Last month marked 50 years since the the highly influential record, but how much do you actually know about what happened behind the music?
- If you flip the album art upside down you will see a banana.
- Andy Warhol originally wanted to paint a watermelon for the album art, but Lou Reed said that he felt a banana would be better since he a had strong connection to bananas due to much of his childhood being spent on a banana farm.
- Then Warhol took a picture of Reed holding a banana to his face like it was a phone and wanted to use it for the album art, but the photo was lost and never to be found again.
- When The Velvet Underground toured they had to stop playing the album’s songs because of how fans would throw bananas on stage when they heard the record’s material.

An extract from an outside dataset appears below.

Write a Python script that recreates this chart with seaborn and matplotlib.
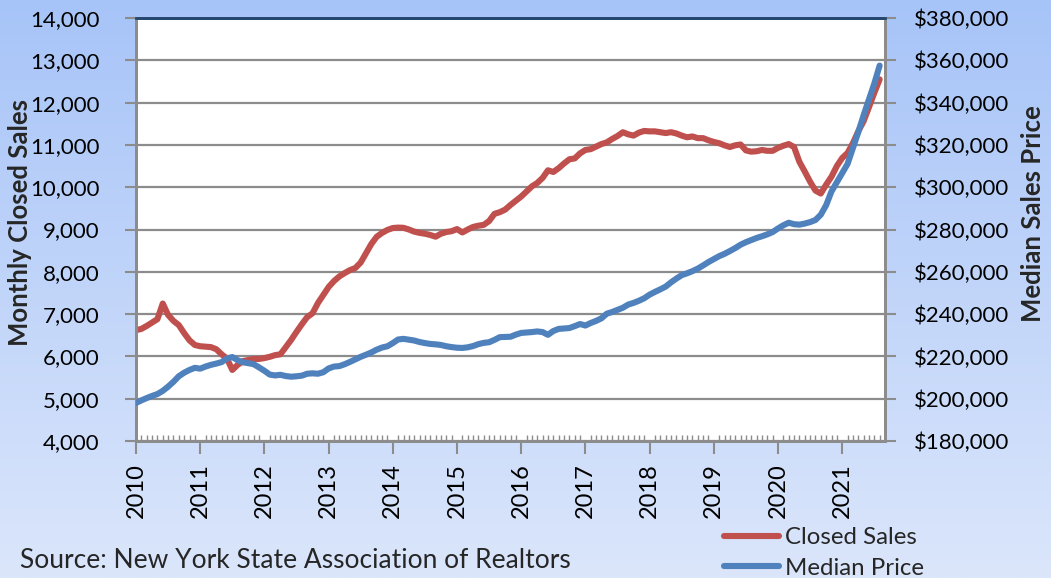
import numpy as np
import pandas as pd
import matplotlib
matplotlib.use("Agg")
import matplotlib.pyplot as plt
import seaborn as sns
from matplotlib.lines import Line2D
from matplotlib.colors import LinearSegmentedColormap

# ---------------- data ----------------
years = ["2010", "2011", "2012", "2013", "2014", "2015", "2016",
         "2017", "2018", "2019", "2020", "2021"]

closed_sales = [
    6620, 6650, 6720, 6800, 6880, 7250, 6980, 6840, 6740, 6550, 6380, 6270,
    6240, 6230, 6220, 6170, 6050, 5950, 5680, 5800, 5890, 5915, 5940, 5940,
    5960, 5990, 6030, 6050, 6220, 6390, 6580, 6760, 6930, 7020, 7260, 7450,
    7640, 7780, 7890, 7970, 8040, 8090, 8220, 8440, 8660, 8830, 8920, 8990,
    9035, 9045, 9040, 9000, 8950, 8920, 8900, 8870, 8830, 8900, 8940, 8960,
    9010, 8930, 9000, 9060, 9090, 9110, 9200, 9370, 9410, 9470, 9580, 9680,
    9780, 9900, 10020, 10100, 10220, 10400, 10360, 10450, 10560, 10660, 10680, 10800,
    10880, 10900, 10960, 11020, 11060, 11140, 11210, 11300, 11250, 11220, 11290, 11330,
    11320, 11320, 11300, 11280, 11300, 11270, 11220, 11180, 11200, 11160, 11160, 11110,
    11070, 11040, 10990, 10950, 10990, 11010, 10870, 10840, 10850, 10880, 10860, 10860,
    10930, 10980, 11020, 10950, 10600, 10370, 10130, 9920, 9850, 10060, 10250, 10500,
    10690, 10810, 11040, 11320, 11560, 11890, 12230, 12550,
]

median_price = [
    198000, 199200, 200300, 201300, 202200, 203700, 205700, 208000, 210600, 212300, 213600, 214600,
    214200, 215200, 216000, 216600, 217300, 219000, 219700, 218200, 217200, 216800, 216300, 214800,
    213200, 211400, 211000, 211300, 210700, 210400, 210600, 210900, 211800, 212000, 211800, 212500,
    214300, 215200, 215400, 216300, 217400, 218600, 219800, 220800, 221900, 223200, 224200, 224800,
    226300, 228000, 228300, 227900, 227500, 226800, 226300, 225900, 225700, 225400, 224800, 224400,
    224100, 224000, 224300, 224900, 225800, 226400, 226700, 227800, 229100, 229200, 229300, 230300,
    231100, 231300, 231500, 231800, 231500, 230200, 232000, 233000, 233200, 233400, 234300, 235300,
    234600, 235800, 236800, 238000, 240200, 241000, 242000, 243000, 244500, 245300, 246300, 247500,
    249200, 250500, 251700, 253000, 255000, 256800, 258400, 259300, 260300, 261500, 263000, 264600,
    266000, 267400, 268500, 269800, 271200, 272800, 274000, 275000, 276000, 276800, 277700, 278800,
    280500, 282000, 283200, 282500, 282300, 282800, 283500, 284500, 287000, 291500, 298000, 302300,
    306500, 311000, 318500, 326000, 334000, 341500, 349000, 357500,
]

left_ticks = [4000, 5000, 6000, 7000, 8000, 9000, 10000, 11000, 12000, 13000, 14000]
right_ticks = [180000, 200000, 220000, 240000, 260000, 280000, 300000, 320000,
               340000, 360000, 380000]

df = pd.DataFrame({
    "month": np.arange(len(closed_sales)),
    "Closed Sales": closed_sales,
    "Median Price": median_price,
})

# ---------------- style ----------------
sns.set_theme(style="white")
plt.rcParams["font.family"] = ["Lato", "DejaVu Sans"]

RED = "#C0504D"
BLUE = "#4F81BD"
GRID = "#8c8c8c"

W, H = 1051, 578
fig = plt.figure(figsize=(W / 100, H / 100), dpi=100)

# gradient background
bg = fig.add_axes([0, 0, 1, 1], zorder=-10)
cmap = LinearSegmentedColormap.from_list("bg", ["#a7c4f8", "#dbe6fb"])
bg.imshow(np.linspace(0, 1, 256).reshape(-1, 1), aspect="auto", cmap=cmap,
          extent=[0, 1, 0, 1])
bg.set_axis_off()

ax = fig.add_axes([136 / W, 1 - 441 / H, 749 / W, 423 / H])
ax.set_facecolor("white")
ax2 = ax.twinx()

sns.lineplot(data=df, x="month", y="Closed Sales", ax=ax, color=RED, lw=4.4,
             solid_capstyle="round", solid_joinstyle="round", zorder=3)
sns.lineplot(data=df, x="month", y="Median Price", ax=ax2, color=BLUE, lw=4.4,
             solid_capstyle="round", solid_joinstyle="round", zorder=3)

ax.set_xlim(0, 140)
ax.set_ylim(4000, 14000)
ax2.set_ylim(180000, 380000)

ax.set_yticks(left_ticks)
ax.set_yticklabels([f"{v:,}" for v in left_ticks])
ax2.set_yticks(right_ticks)
ax2.set_yticklabels([f"${v:,}" for v in right_ticks])

ax.set_xticks(np.arange(0, 12 * len(years), 12))
ax.set_xticklabels(years, rotation=90)
ax.set_xticks(np.arange(0, 141, 1), minor=True)

ax.grid(axis="y", color=GRID, lw=1.6)
ax.grid(axis="x", visible=False)
ax2.grid(False)
ax.set_axisbelow(True)

ax.tick_params(axis="y", which="major", direction="out", length=8, width=1.5,
               color=GRID, labelsize=16, pad=18, left=True, labelcolor="black")
ax2.tick_params(axis="y", which="major", direction="out", length=8, width=1.5,
                color=GRID, labelsize=16, pad=13, right=True, labelcolor="black")
ax.tick_params(axis="x", which="major", direction="out", length=9, width=1.5,
               color=GRID, labelsize=17, pad=7, bottom=True, labelcolor="black")
ax.tick_params(axis="x", which="minor", direction="in", length=4, width=1.0,
               color=GRID, bottom=True)

for a in (ax, ax2):
    for side in ("left", "right", "bottom"):
        a.spines[side].set_color(GRID)
        a.spines[side].set_linewidth(2)
    a.spines["top"].set_color("#24486f")
    a.spines["top"].set_linewidth(2)

ax.set_xlabel("")
ax.set_ylabel("")
ax2.set_ylabel("")

fig.text(20 / W, 1 - 222 / H, "Monthly Closed Sales", rotation=90, ha="center",
         va="center", fontsize=18.5, fontweight="bold")
fig.text(1033 / W, 1 - 214 / H, "Median Sales Price", rotation=90, ha="center",
         va="center", fontsize=18.5, fontweight="bold")

fig.text(20 / W, 1 - 561 / H, "Source: New York State Association of Realtors",
         ha="left", va="center", fontsize=19)

handles = [Line2D([], [], color=RED, lw=4.4, solid_capstyle="round"),
           Line2D([], [], color=BLUE, lw=4.4, solid_capstyle="round")]
fig.legend(handles, ["Closed Sales", "Median Price"], loc="upper left",
           bbox_to_anchor=(724 / W, 1 - 527 / H), frameon=False, fontsize=17.3,
           handlelength=2.3, handletextpad=0.25, labelspacing=0.4,
           borderaxespad=0, borderpad=0)

fig.savefig("out.png", dpi=100)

- The band had problems with a drug trend called “banana slipping,” where one would slip on a banana and immediately eat the banana they slipped on after they hit the ground, when recording the album.
- During this era of the band, they had sort of a “fifth Beatle” named Raymond who was the band’s official banana peeler.
- German singer Nico was brought into the studio to sing vocals for a few tracks on the album during a week where Reed was so upset at the fact that the atomic symbol for potassium is K that he refused to come in to record, so the band brought in Nico to finish the job.
- When talking about bananas, the band always used the term “’nanners.”
- “Bluth’s Original Frozen Banana Stand” in the popular sitcom Arrested Development was based on a banana stand that the band frequented on their lunch breaks.
- A man dressed up as everyone’s favorite purple dinosaur Barney would occasionally join the band on stage at their shows to collaborate on a cover of the famous “Apples and Bananas” song from Barney and Friends.
- The album was originally packaged with signed and numbered banana peels from the band with a huge disclaimer from their label warning its proprietors to not throw the peels onto race tracks.